A crowd gathered in the cafeteria at Urbana High School on Thursday evening, studying maps and asking questions of Frederick County planning staff to get information about the development of a county plan for managing growth in the area around Sugarloaf Mountain.
The meeting was the first step in the development of the Sugarloaf Treasured Landscapes Area Plan, the first phase of the county’s Livable Frederick master plan.
Livable Frederick seeks to take a more comprehensive approach to planning and growth in the county.
For a long time, Frederick County did its planning based on parcels of land, Denis Superczynski, planning manager for the county’s Livable Frederick planning and design team, said Thursday evening.
While parcels are an important part of the planning process, they need to talk about the big picture before they move to those discussions, he said.
Areas around the county will be looked at from a planning perspective as part of the Livable Frederick plan, to determine the county’s future growth.
Small geographic areas, neighborhoods and villages will be studied to examine how they should change and grow.
Broader plans will also be incorporated to examine larger swaths of the county, as well as more thematic reviews of topics such as green or agricultural infrastructure.
Since Frederick County is the largest geographic county in Maryland, the need to focus on small individual areas is even more important, County Executive Jan Gardner said when announcing the plan earlier this month.
The Sugarloaf plan could create a process that the county could use for the Catoctin Mountains in the northern part of the county, and for South Mountain in the west, she said.
Once the small area plans get up and running, the county will have two or three plans in progress at any given time.
Each will include a briefing book on the area to begin the conversation, with information on the challenges and opportunities an area represents, information on the area’s background, a timetable and broad description of the planning process, a community profile, maps, and other information.
The next area plan will likely be for the Md. 85/Md. 355 corridor, and will get underway in March or April.
Thursday’s meeting was the beginning of a process to collect information and feedback in the development of a plan for the Sugarloaf area.
Bill Jamison, who said he lives just outside the Sugarloaf planning area but owns land in the area, studied maps hung on upright tables in the Urbana cafeteria.

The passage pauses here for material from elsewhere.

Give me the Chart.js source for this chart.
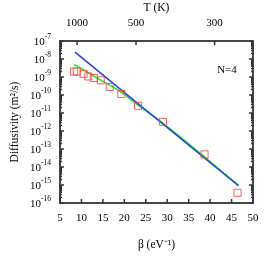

Jamison said he believes the county’s planners are genuinely looking out for the public’s best interests in developing the plan.
Jamison said that while he has no desire to develop his property, which is currently used for agriculture, he wants to maintain his ability to subdivide the property to develop for his family if he chooses to in the future.
Meanwhile, Larry Fortin, of Adamstown, said he was looking for basic information about the Sugarloaf plan, and was curious to see what the county had in mind.
Woody Bailey of Barnesville, in Montgomery County, said he wants to make sure Sugarloaf remains a rural, natural environment.
Bailey said he serves on the Sugarloaf Citizens Advisory Board, and said the area’s connection to Montgomery County’s Agricultural Reserve makes it a great fit for preservation.
“Once you develop it, you can’t get it back,” he said.